Both suspects in two different murder mysteries.

Philip Durrant is a disagreeable fellow who ends up in a wheel-chair, due to Polio. Think: Guy of Gisborne, in wool instead of leather.


Philip has been trying to get control of his wife’s money, while having countless affairs through the years.

there's a lady-friend behind that door *shh*
there’s a lady behind that door *shh*

His wife seems a bit uptight

ice cold

but that’s no reason to prey on her emotionally unstable, younger sister.

-is that hair barrette serving a purpose? I must know!-
is that hair barrette serving a purpose? I must know!

I’m not really a fan of this Philip. In fairness though, we don’t learn a whole lot about his character. Maybe he was never hugged as a child.

Heinz, is that you?
Heinz, is that you?

Now Philip Turner, on the other hand, I like much better.


In a I-know-I-should-stay-away but I-just-can’t-help-myself kind of way. Why is that? The opening scene, with the unmistakable voice, making all kinds of positive noise perhaps?  This Philip is the “other man” to a married woman. We’re led to believe that it’s nothing close to love, but if the man wants to spend the night, let him! Waking up to this:


would not be a bad thing (and might have kept you alive, just sayin’).

Philip did take part in the town “secret” though,

-should we paint the town red?... no, that only works if you're Clint Eastwood-
helpful suggestion: paint the town red. it worked for Clint Eastwood!

and suffered for it.

-I won't look where they're all looking, I won't!-
I won’t look where they’re all looking, I won’t!

So what do you think? Do both Philips belong in the Loathe Him club, or should Turner get a pass?



23 thoughts on “A Tale of Two Philips

  1. That opening scene in Inspector Lynley, shadows through the gauzy curtain…and immediately hearing just that one luscious note – I knew it was him.


      1. yep, that’s the one.

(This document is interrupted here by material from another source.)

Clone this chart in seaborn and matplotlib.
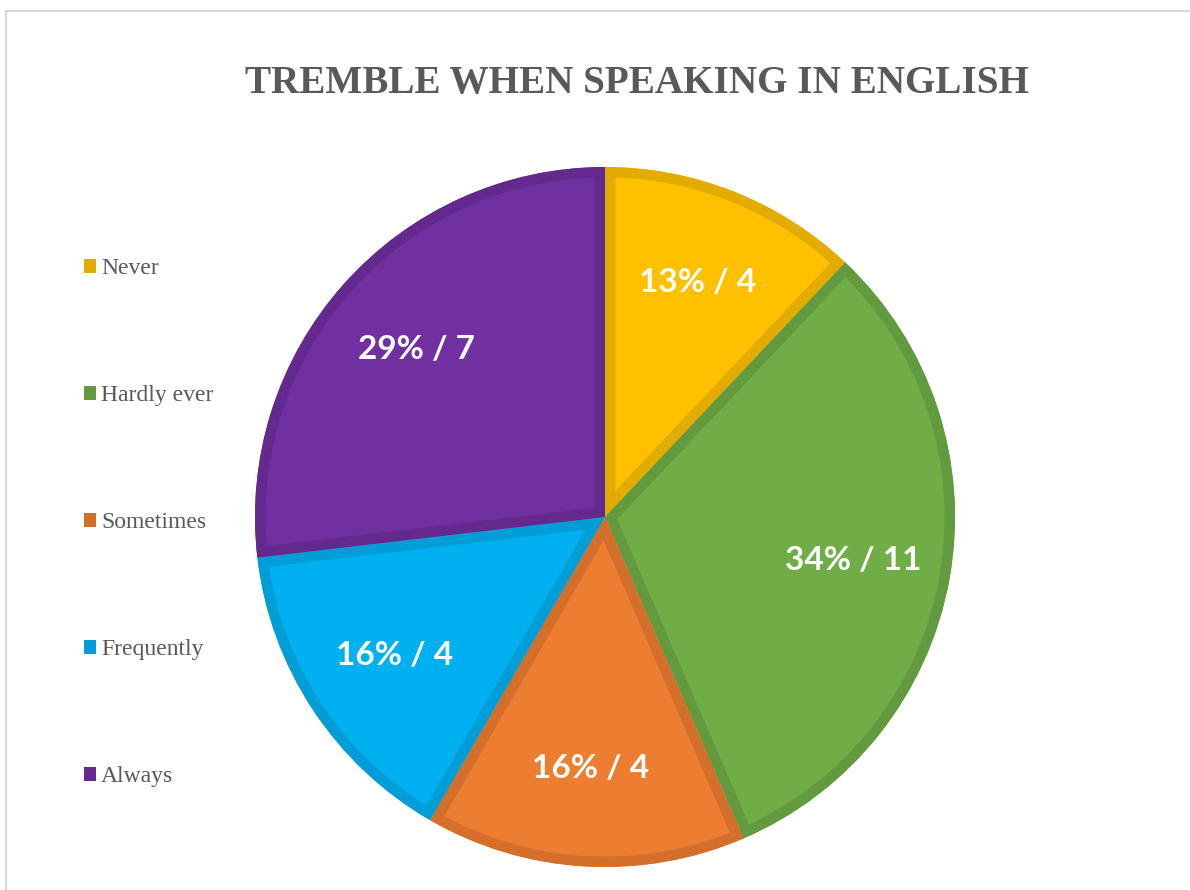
import matplotlib
matplotlib.use("Agg")
import matplotlib.pyplot as plt
from matplotlib.patches import Patch, PathPatch, Rectangle
import seaborn as sns

# Survey answers: "Tremble when speaking in English"
categories = ["Never", "Hardly ever", "Sometimes", "Frequently", "Always"]
percentages = [13, 34, 16, 16, 29]
counts = [4, 11, 4, 4, 7]

face_colors = ["#FFC000", "#70AD47", "#ED7D31", "#00B0F0", "#7030A0"]
edge_colors = ["#E3AC00", "#639A3F", "#D46F2B", "#019DD6", "#63298E"]

sns.set_theme(style="white")
plt.rcParams["font.family"] = ["Liberation Serif", "DejaVu Serif"]

W, H, DPI = 1190, 890, 100
fig = plt.figure(figsize=(W / DPI, H / DPI), dpi=DPI)
fig.patch.set_facecolor("white")

# chart frame (top and left edges visible)
fig.add_artist(Rectangle((6 / W, -0.2), 1.3, (H - 11) / H + 0.2,
                         transform=fig.transFigure, fill=False,
                         edgecolor="#D9D9D9", linewidth=1.6, clip_on=False))

# pie area: centre (605, 517) px, radius 350 px
cx, cy, r = 605, 517, 350
ax = fig.add_axes([(cx - r) / W, (H - cy - r) / H, 2 * r / W, 2 * r / H])

labels = [f"{p}% / {n}" for p, n in zip(percentages, counts)]
wedges, texts = ax.pie(
    percentages, radius=1, startangle=90, counterclock=False,
    colors=face_colors, labels=labels, labeldistance=0.72,
    wedgeprops=dict(linewidth=0), frame=False,
    textprops=dict(color="white", fontsize=24, fontweight="bold",
                   family=["Lato", "DejaVu Sans"], ha="center", va="center"),
)
ax.set_xlim(-1, 1)
ax.set_ylim(-1, 1)
ax.set_aspect("equal")
ax.axis("off")

# darker border drawn inside each slice
for w, ec in zip(wedges, edge_colors):
    border = PathPatch(w.get_path(), transform=w.get_transform(),
                       facecolor="none", edgecolor=ec, linewidth=15,
                       joinstyle="miter", zorder=w.get_zorder() + 0.1)
    ax.add_patch(border)
    border.set_clip_path(w.get_path(), w.get_transform())
for t in texts:
    t.set_zorder(5)

fig.text(637 / W, 1 - 84 / H, "TREMBLE WHEN SPEAKING IN ENGLISH",
         ha="center", va="center", fontsize=28.2, fontweight="bold",
         color="#595959")

handles = [Patch(facecolor=ec, edgecolor="none") for ec in edge_colors]
fig.legend(handles, categories, loc="upper left",
           bbox_to_anchor=(84 / W, 1 - 258 / H), frameon=False,
           fontsize=17, labelcolor="#595959", handlelength=0.52,
           handleheight=0.52, handletextpad=0.2, labelspacing=4.49,
           borderpad=0, borderaxespad=0)

fig.savefig("out.png", dpi=DPI, facecolor="white")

While I am admittedly a visual person (which is why I use so many pictures in my posts 😉 ) I’m very audio oriented as well; sounds spark my imagination wonderfully


    1. I understand, that’s why I compared Durrant to Guy. knowing that he married the wife for her money and how he had so many dalliances in the beginning, left me with a negative view of him. as I said though, we really know nothing of his character. honestly, I kind of like him better as the sour-puss in the wheel-chair than the suave man in the tux; I have no idea why!


        1. yes, there’s that but I think it’s more that you know he’s being himself, disagreeable though that may be. he’s not trying to charm anyone or get in anyone’s good graces, he’s just being him.

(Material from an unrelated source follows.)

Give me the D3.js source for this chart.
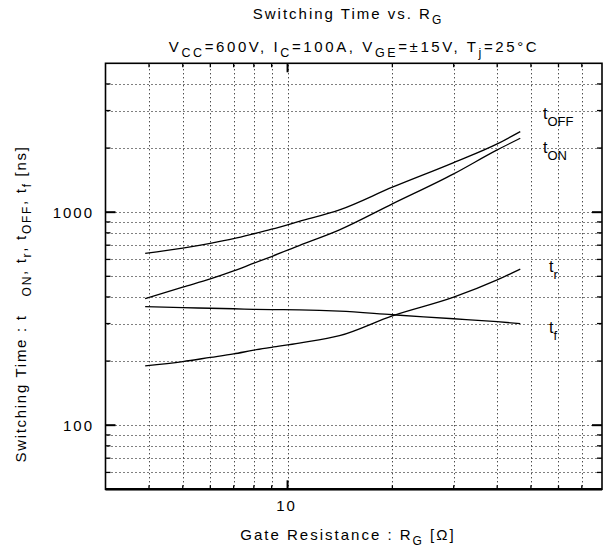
<!DOCTYPE html>
<html><head><meta charset="utf-8">
<script src="https://cdn.jsdelivr.net/npm/d3@7"></script>
<style>body{margin:0;background:#fff}svg{display:block}text{font-family:"Liberation Sans",Arial,sans-serif;fill:#000}</style>
</head><body>
<svg id="c" width="603" height="555"></svg>
<script>
// Data (R_G in ohm, times in ns)
const rg   = [3.9, 5, 6, 7, 8, 9, 10.8, 14.1, 20, 30, 40, 46.6];
const tOFF = [640, 678, 714, 751, 792, 832, 905, 1025, 1310, 1710, 2093, 2390];
const tON  = [393, 445, 486, 530, 576, 619, 697, 826, 1094, 1513, 1961, 2224];
const tR   = [190, 199, 208, 216, 225, 232, 243, 263, 326, 399, 481, 540];
const tF   = [360, 356, 354, 352, 350, 349, 348, 343, 330, 316, 306, 300];
const xTickLabels = [10];
const yTickLabels = [100, 1000];
const xGrid = [4,5,6,7,8,9,10,20,30,40,50,60,70];
const yGrid = [60,70,80,90,100,200,300,400,500,600,700,800,900,1000,2000,3000,4000];
const xMinor = [4,5,6,7,8,9,20,30,40,50,60,70];
const yMinor = [60,70,80,90,200,300,400,500,600,700,800,900,2000,3000,4000];

const svg = d3.select("#c");
const L = 105.5, R = 602, T = 63.3, B = 489.3;
const x = d3.scaleLog().domain([3, 80]).range([L, R]);
const y = d3.scaleLog().domain([50, 5000]).range([B, T]);
const snap = v => Math.round(v) + 0.5;

// grid
const g = svg.append("g");
g.selectAll(".gx").data(xGrid).join("line")
  .attr("x1", d => snap(x(d))).attr("x2", d => snap(x(d))).attr("y1", T + 2).attr("y2", B)
  .attr("stroke", "#000").attr("stroke-width", 1).attr("stroke-dasharray", "1,3");
g.selectAll(".gy").data(yGrid).join("line")
  .attr("y1", d => snap(y(d))).attr("y2", d => snap(y(d))).attr("x1", L + 2).attr("x2", R)
  .attr("stroke", "#000").attr("stroke-width", 1).attr("stroke-dasharray", "1,3");

// ticks (inward)
const tk = svg.append("g").attr("stroke", "#000").attr("stroke-width", 1.3);
xMinor.forEach(v => {
  tk.append("line").attr("x1", x(v)).attr("x2", x(v)).attr("y1", B).attr("y2", B - 4);
  tk.append("line").attr("x1", x(v)).attr("x2", x(v)).attr("y1", T).attr("y2", T + 4);
});
xTickLabels.forEach(v => {
  tk.append("line").attr("x1", x(v)).attr("x2", x(v)).attr("y1", B).attr("y2", B - 9).attr("stroke-width", 2);
  tk.append("line").attr("x1", x(v)).attr("x2", x(v)).attr("y1", T).attr("y2", T + 9).attr("stroke-width", 2);
});
yMinor.forEach(v => {
  tk.append("line").attr("y1", y(v)).attr("y2", y(v)).attr("x1", L).attr("x2", L + 5);
  tk.append("line").attr("y1", y(v)).attr("y2", y(v)).attr("x1", R).attr("x2", R - 5);
});
yTickLabels.forEach(v => {
  tk.append("line").attr("y1", y(v)).attr("y2", y(v)).attr("x1", L).attr("x2", L + 10).attr("stroke-width", 2);
  tk.append("line").attr("y1", y(v)).attr("y2", y(v)).attr("x1", R).attr("x2", R - 10).attr("stroke-width", 2);
});

// frame
svg.append("rect").attr("x", L).attr("y", T).attr("width", R - L).attr("height", B - T)
  .attr("fill", "none").attr("stroke", "#000").attr("stroke-width", 1.6);
svg.append("line").attr("x1", L).attr("x2", R).attr("y1", B).attr("y2", B).attr("stroke", "#000").attr("stroke-width", 2.4);

// tick labels
svg.selectAll(".xl").data(xTickLabels).join("text")
  .attr("x", d => x(d) - 1).attr("y", 511).attr("text-anchor", "middle")
  .attr("font-size", 15).attr("letter-spacing", 2).text(d => d);
svg.selectAll(".yl").data(yTickLabels).join("text")
  .attr("x", 94).attr("y", d => y(d) + 5.5).attr("text-anchor", "end")
  .attr("font-size", 15).attr("letter-spacing", 2).text(d => d);

// curves
const line = d3.line().x(d => x(d[0])).y(d => y(d[1])).curve(d3.curveMonotoneX);
[tOFF, tON, tR, tF].forEach(s => {
  svg.append("path").datum(rg.map((r, i) => [r, s[i]])).attr("d", line)
    .attr("fill", "none").attr("stroke", "#000").attr("stroke-width", 1.3);
});

function addText(xp, yp, parts, opts) {
  const t = svg.append("text").attr("x", xp).attr("y", yp).attr("font-size", opts.fs)
    .attr("letter-spacing", opts.ls || 0).attr("text-anchor", opts.anchor || "start");
  if (opts.rotate) t.attr("transform", `rotate(-90,${xp},${yp})`);
  parts.forEach(p => {
    if (typeof p === "string") t.append("tspan").text(p);
    else {
      const sp = t.append("tspan").attr("font-size", opts.sfs).attr("baseline-shift", -(opts.sdy)).text(p.s);
      if (p.dx) sp.attr("dx", p.dx);
    }
  });
  return t;
}

// titles
addText(348, 19, ["Switching Time vs. R", {s: "G"}], {fs: 15, sfs: 12, sdy: 5, ls: 2, anchor: "middle"});
addText(354, 52, ["V", {s: "CC"}, "=600V, I", {s: "C"}, "=100A, V", {s: "GE"}, "=\u00b115V, T", {s: "j"}, "=25\u00b0C"],
  {fs: 15, sfs: 12.5, sdy: 5, ls: 2.6, anchor: "middle"});
addText(348, 540, ["Gate Resistance : R", {s: "G"}, " [\u03a9]"], {fs: 15, sfs: 12, sdy: 5, ls: 2, anchor: "middle"});
addText(26, 304, ["Switching Time : t", {s: "ON", dx: 18}, ", t", {s: "r"}, ", t", {s: "OFF"}, ", t", {s: "f"}, " [ns]"],
  {fs: 15, sfs: 12, sdy: 5, ls: 1.7, anchor: "middle", rotate: true});

// curve labels
addText(543, 119, ["t", {s: "OFF"}], {fs: 16, sfs: 13, sdy: 7});
addText(543, 153, ["t", {s: "ON"}], {fs: 16, sfs: 13, sdy: 7});
addText(549, 272, ["t", {s: "r"}], {fs: 16, sfs: 13, sdy: 7});
addText(549, 333, ["t", {s: "f"}], {fs: 16, sfs: 13, sdy: 7});
</script>
</body></html>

  2. Well- to use my mothers words, Turner isn’t a good marriage prospect. But I wouldn’t throw him out of bed! Yep-I’d have a tawdry affair with him..


    1. she’s already married, so i think she’s not exactly looking for marriage material. aside from his somewhat arrogant attitude, I think he’s a decent bloke underneath. (and before you even go there, I meant that innocently!)


  3. A difficult comparison! Both vintage Armitage characterisations. Christie (and the lovely, but) Miss Marple series are simplistic in terms of characters. Christie was more marvellous plot. The Lynley series (and Ms. George) were/are as much character-driven – especially Barbara! And there seemed just more space for the actor to explore some levels of complexity and nuance.


    1. I liked the overall Lynley story better. the Marple one was too focused on trying to confuse you, so you seconded guessed yourself about who really committed the murders; while the Lynley story was just taking the viewer along, as the evidence was investigated.


  4. That was Dame Agatha: ground-breaking for her time. Only, I was not intrigued by her characters. Stereotype. I have some reservations about Ms. George’s upper class characters as a bit stereotype. But plots and characters both drive the mystery and the plots. And the one Lynley episode did give Mr. A a better palette on which to paint. And on-screen, the “upper class” acting was more convincing, perhaps than the book characters. (just one opinion)


  5. Thank you for the post. These where my first two RA characters that I ever saw back in 2005-2006 on PBS. They didn’t leave me wanting more at that time, it took Guy to do that to me. I should re watch both of these now to see how I react to them now.